WHAT YOU HAVE TO DO
List each line of the data in which the string "chart" appears.

RECORDS FOR THE EXERCISE
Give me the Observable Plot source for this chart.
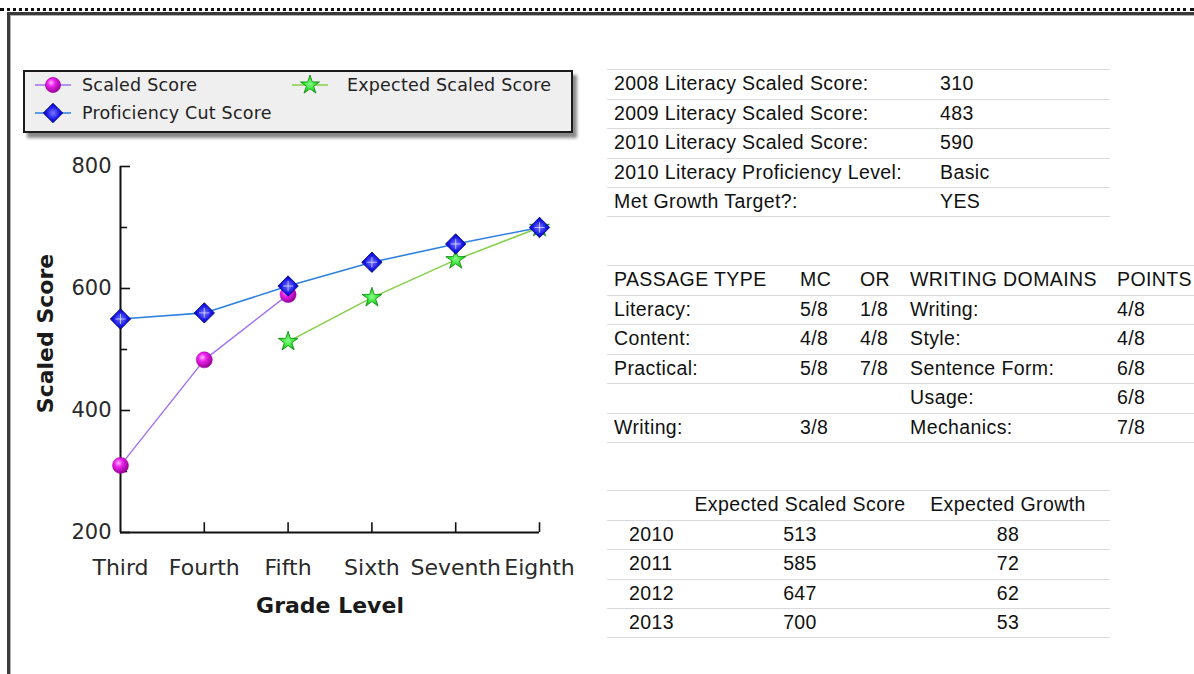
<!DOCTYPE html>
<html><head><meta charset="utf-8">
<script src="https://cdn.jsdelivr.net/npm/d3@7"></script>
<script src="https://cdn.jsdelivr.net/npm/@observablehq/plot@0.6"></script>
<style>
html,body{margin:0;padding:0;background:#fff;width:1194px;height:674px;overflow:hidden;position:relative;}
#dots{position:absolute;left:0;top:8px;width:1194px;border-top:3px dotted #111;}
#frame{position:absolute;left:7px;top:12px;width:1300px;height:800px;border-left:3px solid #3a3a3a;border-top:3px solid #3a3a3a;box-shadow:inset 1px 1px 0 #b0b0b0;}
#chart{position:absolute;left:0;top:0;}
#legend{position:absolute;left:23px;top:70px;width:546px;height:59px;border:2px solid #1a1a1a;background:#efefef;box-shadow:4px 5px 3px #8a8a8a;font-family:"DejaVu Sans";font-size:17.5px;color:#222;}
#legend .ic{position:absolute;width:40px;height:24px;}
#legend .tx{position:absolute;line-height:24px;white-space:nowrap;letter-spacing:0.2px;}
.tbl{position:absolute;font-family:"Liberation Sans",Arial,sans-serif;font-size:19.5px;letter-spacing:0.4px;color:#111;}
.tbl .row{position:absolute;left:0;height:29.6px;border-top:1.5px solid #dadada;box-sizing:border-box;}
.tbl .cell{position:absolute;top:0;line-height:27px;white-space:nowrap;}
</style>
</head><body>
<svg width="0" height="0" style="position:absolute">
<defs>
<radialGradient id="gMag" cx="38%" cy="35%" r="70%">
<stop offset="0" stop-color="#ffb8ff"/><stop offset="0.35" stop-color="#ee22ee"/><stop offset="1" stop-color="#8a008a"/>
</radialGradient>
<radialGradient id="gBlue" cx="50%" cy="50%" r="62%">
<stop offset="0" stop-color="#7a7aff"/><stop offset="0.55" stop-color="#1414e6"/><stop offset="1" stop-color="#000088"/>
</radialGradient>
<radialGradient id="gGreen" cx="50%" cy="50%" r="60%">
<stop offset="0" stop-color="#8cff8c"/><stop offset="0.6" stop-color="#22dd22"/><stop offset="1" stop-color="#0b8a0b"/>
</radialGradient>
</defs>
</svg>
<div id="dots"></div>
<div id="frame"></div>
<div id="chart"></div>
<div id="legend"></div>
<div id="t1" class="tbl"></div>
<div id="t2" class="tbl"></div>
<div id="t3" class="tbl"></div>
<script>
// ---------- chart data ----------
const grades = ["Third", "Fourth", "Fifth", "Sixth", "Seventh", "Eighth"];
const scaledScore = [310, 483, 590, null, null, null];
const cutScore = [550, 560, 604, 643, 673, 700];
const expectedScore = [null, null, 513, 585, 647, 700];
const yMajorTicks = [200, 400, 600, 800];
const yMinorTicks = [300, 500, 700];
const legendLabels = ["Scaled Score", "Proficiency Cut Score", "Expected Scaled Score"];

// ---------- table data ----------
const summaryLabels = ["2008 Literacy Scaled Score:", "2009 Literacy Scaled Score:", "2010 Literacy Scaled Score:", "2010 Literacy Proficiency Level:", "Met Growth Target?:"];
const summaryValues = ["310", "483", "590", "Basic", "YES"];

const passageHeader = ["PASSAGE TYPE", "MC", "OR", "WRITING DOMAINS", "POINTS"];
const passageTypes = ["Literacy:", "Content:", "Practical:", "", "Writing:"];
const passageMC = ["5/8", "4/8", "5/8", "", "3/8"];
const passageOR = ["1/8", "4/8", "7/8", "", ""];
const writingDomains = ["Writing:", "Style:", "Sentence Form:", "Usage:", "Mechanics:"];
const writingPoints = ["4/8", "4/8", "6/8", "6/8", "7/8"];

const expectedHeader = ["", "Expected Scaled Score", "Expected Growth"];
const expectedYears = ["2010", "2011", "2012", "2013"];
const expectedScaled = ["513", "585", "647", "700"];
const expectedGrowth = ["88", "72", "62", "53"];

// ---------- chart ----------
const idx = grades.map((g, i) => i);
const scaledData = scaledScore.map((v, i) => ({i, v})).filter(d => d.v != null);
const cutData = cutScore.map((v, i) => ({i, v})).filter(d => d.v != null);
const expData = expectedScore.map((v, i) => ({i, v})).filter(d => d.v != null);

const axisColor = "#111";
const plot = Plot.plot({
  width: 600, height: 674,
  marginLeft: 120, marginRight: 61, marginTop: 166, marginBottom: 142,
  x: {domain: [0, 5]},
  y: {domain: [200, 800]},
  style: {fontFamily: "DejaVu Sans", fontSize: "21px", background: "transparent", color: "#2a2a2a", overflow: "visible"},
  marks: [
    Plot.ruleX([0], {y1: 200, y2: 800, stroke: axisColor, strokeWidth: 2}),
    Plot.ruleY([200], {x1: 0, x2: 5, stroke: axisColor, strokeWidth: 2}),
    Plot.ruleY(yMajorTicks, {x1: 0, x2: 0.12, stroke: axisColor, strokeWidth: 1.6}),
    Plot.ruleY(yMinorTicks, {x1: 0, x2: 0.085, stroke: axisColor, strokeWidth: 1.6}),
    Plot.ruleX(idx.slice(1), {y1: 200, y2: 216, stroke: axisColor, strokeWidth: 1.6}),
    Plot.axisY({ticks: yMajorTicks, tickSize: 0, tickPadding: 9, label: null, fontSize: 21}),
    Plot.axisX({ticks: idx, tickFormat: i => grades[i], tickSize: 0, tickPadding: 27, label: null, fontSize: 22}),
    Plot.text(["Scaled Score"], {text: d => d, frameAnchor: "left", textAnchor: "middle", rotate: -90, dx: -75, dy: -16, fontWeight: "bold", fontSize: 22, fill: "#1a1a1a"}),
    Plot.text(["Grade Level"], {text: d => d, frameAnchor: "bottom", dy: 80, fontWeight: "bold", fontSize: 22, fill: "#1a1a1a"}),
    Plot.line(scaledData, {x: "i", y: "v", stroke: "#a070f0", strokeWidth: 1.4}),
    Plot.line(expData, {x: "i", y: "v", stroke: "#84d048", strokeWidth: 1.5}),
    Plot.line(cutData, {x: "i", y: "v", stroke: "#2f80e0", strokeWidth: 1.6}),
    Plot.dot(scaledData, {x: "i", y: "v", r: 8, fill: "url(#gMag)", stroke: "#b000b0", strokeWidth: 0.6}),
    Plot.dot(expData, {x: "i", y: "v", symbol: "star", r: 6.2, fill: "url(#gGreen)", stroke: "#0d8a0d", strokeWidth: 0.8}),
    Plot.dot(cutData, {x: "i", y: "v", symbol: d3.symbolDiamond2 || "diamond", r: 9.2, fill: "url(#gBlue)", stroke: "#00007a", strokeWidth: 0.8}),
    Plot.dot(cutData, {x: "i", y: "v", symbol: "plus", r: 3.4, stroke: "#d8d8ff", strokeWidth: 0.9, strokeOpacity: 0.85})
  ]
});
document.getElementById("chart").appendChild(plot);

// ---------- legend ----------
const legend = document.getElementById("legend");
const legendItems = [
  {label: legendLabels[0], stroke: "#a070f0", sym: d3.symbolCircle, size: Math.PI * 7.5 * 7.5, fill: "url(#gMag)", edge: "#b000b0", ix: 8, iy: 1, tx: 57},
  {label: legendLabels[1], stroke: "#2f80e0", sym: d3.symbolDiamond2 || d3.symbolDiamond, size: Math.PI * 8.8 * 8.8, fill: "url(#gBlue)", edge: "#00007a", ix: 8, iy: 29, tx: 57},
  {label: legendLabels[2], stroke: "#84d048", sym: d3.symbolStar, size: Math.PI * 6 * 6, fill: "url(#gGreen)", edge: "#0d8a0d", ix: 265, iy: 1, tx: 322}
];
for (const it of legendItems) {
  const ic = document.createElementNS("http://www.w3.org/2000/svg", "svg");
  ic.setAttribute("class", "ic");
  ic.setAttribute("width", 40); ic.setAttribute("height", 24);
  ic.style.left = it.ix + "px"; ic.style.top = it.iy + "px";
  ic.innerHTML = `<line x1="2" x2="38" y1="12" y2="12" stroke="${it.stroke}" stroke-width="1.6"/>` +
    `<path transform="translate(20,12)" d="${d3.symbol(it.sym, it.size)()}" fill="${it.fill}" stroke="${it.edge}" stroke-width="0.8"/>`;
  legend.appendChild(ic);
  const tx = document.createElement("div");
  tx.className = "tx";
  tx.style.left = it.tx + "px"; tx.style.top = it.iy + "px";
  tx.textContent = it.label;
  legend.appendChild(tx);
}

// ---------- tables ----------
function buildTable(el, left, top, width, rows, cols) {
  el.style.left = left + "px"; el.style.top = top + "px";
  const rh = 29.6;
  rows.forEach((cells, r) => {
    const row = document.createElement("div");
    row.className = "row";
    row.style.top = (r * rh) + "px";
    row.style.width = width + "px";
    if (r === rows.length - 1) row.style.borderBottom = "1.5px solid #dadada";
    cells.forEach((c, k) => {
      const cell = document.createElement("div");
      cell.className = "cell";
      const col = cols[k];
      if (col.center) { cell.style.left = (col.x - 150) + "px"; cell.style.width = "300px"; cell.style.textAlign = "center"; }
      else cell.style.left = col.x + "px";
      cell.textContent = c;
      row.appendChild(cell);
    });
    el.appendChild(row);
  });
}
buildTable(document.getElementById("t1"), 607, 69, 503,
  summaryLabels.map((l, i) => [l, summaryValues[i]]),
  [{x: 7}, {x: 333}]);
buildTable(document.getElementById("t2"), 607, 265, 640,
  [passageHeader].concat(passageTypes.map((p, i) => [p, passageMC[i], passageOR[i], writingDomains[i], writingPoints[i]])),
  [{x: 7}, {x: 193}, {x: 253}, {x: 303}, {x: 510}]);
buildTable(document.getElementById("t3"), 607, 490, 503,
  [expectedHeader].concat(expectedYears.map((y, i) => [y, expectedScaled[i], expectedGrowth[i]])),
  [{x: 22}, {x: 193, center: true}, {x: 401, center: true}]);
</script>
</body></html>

--

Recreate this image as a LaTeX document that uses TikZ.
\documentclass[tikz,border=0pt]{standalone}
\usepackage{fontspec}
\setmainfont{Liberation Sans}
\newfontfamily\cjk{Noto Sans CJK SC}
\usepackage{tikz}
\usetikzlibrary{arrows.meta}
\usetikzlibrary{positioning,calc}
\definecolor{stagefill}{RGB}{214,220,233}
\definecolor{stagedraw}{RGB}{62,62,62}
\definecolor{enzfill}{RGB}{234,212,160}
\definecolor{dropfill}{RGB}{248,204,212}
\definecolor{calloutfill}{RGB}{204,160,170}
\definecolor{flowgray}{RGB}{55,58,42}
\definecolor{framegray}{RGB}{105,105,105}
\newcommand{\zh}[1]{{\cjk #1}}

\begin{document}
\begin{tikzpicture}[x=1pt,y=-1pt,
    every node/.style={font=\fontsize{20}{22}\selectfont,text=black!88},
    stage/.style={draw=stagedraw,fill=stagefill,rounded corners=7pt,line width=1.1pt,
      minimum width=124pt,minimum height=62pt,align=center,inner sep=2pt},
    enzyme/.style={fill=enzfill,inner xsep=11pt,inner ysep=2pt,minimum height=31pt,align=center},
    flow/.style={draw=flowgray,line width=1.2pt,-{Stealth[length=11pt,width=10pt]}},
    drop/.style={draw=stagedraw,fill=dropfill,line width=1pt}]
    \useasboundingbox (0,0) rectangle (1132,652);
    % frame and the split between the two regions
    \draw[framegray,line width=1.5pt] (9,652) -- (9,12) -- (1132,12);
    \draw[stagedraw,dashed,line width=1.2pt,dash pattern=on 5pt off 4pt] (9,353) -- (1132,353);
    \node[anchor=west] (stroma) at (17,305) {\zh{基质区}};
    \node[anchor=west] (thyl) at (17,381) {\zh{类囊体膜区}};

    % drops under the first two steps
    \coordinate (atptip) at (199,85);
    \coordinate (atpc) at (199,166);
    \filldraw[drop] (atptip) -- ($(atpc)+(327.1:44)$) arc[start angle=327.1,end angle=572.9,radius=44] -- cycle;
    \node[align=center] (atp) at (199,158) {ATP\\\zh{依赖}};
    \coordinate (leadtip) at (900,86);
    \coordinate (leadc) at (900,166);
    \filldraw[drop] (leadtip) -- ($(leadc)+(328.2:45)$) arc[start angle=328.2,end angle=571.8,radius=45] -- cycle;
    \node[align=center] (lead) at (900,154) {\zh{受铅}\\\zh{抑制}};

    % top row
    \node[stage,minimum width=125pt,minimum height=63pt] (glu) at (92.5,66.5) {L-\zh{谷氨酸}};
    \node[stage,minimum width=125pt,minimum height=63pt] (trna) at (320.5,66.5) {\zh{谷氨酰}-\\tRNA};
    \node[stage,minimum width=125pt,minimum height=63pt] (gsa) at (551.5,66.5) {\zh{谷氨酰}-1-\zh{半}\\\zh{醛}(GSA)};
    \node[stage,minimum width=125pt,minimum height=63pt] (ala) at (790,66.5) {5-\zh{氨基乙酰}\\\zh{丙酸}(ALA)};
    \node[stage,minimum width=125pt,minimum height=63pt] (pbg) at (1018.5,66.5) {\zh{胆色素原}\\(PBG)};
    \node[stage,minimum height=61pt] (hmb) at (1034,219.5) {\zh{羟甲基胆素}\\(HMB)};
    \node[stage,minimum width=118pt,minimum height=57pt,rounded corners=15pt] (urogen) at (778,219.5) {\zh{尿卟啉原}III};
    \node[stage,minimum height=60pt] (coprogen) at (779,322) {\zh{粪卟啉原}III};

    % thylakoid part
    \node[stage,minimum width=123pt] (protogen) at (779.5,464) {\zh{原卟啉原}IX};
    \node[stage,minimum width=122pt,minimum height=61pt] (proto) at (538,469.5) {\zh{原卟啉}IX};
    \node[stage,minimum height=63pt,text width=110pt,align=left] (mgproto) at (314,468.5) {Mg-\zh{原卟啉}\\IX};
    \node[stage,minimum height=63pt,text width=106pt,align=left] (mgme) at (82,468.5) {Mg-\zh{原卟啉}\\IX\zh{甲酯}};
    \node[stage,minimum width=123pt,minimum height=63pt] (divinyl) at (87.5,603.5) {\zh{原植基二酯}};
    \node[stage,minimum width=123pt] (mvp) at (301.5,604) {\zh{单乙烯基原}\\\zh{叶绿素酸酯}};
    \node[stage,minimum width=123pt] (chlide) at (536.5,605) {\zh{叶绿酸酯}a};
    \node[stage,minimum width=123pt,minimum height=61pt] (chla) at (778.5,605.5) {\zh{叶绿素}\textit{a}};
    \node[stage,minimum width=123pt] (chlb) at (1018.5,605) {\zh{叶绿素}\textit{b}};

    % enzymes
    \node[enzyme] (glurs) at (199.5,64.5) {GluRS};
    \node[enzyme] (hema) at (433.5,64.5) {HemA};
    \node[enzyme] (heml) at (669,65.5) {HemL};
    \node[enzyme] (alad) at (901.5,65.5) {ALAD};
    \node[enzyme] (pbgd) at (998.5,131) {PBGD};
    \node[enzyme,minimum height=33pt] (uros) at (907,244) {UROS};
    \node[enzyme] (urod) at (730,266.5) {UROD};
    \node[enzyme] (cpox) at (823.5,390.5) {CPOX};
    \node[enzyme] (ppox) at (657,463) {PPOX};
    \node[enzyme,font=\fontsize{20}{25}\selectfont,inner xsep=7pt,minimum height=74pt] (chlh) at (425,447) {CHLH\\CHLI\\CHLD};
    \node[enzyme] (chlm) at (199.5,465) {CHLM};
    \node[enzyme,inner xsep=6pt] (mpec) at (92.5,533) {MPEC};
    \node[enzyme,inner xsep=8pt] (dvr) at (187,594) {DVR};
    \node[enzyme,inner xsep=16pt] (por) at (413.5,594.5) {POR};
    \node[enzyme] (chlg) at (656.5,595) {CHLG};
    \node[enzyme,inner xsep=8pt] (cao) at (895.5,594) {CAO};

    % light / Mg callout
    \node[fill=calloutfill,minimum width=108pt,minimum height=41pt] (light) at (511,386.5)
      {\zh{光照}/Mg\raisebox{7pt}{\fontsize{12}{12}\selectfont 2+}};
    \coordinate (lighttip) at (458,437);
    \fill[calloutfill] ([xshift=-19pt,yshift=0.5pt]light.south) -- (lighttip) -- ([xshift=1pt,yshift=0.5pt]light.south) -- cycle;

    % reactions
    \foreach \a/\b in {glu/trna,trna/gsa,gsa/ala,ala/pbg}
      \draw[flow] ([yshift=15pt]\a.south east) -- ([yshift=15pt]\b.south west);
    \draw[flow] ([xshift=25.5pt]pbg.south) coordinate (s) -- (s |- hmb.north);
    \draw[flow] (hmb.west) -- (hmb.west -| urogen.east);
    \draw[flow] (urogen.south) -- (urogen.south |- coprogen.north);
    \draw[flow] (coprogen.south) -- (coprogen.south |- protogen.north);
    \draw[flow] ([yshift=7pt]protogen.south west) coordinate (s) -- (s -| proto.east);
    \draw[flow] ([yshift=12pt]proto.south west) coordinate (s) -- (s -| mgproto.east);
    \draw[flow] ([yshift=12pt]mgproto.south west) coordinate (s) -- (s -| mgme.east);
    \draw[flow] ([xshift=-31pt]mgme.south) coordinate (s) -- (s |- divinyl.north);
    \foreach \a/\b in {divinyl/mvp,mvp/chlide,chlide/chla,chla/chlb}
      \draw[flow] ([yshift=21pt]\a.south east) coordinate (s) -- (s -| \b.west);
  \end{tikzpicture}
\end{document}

EXERCISE ANSWER
Give me the Observable Plot source for this chart.
#chart{position:absolute;left:0;top:0;}
<div id="chart"></div>
// ---------- chart data ----------
// ---------- chart ----------
document.getElementById("chart").appendChild(plot);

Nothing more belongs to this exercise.